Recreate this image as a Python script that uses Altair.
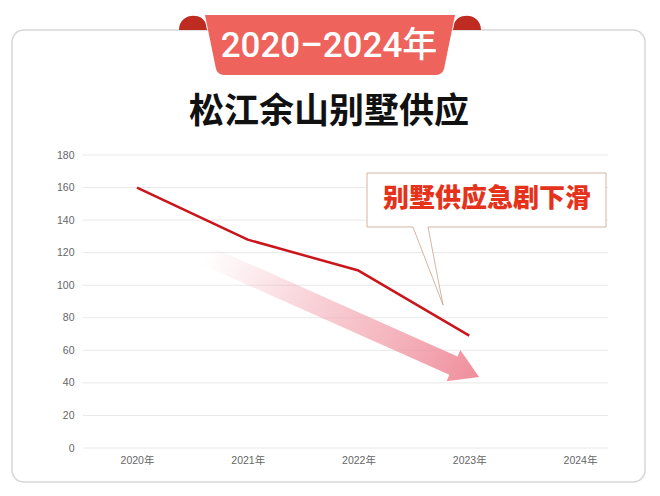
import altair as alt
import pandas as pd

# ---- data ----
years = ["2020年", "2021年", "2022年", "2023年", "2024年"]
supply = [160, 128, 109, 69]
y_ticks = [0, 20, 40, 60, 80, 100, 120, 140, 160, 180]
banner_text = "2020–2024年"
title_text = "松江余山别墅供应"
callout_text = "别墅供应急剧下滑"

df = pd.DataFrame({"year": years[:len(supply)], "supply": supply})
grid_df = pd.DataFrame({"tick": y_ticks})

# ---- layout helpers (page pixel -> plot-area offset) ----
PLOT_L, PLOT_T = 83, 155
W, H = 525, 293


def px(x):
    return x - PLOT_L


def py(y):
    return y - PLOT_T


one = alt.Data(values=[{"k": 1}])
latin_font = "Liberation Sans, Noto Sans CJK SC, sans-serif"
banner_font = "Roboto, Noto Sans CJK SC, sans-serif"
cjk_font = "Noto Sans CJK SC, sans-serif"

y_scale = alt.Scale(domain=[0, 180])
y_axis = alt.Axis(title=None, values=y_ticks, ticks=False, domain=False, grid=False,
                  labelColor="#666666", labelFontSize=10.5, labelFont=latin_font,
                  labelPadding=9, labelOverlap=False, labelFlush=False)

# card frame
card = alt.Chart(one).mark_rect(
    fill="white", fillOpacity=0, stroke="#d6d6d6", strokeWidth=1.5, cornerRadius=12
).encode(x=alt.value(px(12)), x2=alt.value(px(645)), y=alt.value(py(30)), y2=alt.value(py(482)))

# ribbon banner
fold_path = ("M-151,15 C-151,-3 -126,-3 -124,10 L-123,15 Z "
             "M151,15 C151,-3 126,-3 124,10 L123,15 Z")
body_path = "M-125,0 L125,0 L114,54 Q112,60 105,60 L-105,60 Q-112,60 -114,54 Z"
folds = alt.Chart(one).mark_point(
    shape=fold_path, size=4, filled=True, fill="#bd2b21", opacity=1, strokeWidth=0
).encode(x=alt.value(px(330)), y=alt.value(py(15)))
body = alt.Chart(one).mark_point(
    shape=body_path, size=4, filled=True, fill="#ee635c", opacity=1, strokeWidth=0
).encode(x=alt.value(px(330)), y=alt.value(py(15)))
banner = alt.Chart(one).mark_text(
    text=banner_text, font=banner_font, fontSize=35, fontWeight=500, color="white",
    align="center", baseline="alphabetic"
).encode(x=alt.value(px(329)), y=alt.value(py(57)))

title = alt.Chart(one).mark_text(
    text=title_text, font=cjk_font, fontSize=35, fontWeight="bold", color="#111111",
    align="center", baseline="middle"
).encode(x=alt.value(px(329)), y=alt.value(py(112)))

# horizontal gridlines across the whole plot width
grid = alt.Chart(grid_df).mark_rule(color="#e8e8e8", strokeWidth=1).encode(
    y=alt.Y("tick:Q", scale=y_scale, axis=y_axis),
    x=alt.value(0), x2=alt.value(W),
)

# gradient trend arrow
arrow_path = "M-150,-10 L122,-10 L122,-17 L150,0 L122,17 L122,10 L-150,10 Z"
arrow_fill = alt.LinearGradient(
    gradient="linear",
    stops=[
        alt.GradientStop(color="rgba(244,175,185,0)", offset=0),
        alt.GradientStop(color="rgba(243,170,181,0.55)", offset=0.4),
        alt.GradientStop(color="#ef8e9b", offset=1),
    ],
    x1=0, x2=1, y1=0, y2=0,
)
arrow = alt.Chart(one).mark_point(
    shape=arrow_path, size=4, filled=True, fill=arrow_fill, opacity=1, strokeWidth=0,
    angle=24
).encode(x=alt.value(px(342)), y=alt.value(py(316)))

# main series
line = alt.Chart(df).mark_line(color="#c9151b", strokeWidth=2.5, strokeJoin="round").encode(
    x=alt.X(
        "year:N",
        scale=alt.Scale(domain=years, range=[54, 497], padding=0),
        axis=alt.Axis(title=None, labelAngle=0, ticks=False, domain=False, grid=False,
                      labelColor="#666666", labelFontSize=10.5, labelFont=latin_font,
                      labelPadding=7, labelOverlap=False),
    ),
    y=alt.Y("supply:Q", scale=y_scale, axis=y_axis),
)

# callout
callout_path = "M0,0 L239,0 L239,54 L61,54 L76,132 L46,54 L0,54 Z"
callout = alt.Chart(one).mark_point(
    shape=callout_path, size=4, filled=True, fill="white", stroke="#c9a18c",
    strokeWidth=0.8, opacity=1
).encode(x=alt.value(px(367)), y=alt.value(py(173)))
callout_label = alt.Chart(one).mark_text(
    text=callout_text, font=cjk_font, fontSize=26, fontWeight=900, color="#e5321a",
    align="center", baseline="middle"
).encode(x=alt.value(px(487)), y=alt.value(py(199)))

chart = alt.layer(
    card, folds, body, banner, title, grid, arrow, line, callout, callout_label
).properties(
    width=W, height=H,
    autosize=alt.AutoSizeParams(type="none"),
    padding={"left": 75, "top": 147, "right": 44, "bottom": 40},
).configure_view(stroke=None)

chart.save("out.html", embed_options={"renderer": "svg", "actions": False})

--------------------------------

Reproduce the data above word for word from its first line through the line that holds "import pandas as pd", both ends included; skip pictures.

**Result of the exercise:**
Recreate this image as a Python script that uses Altair.
import altair as alt
import pandas as pd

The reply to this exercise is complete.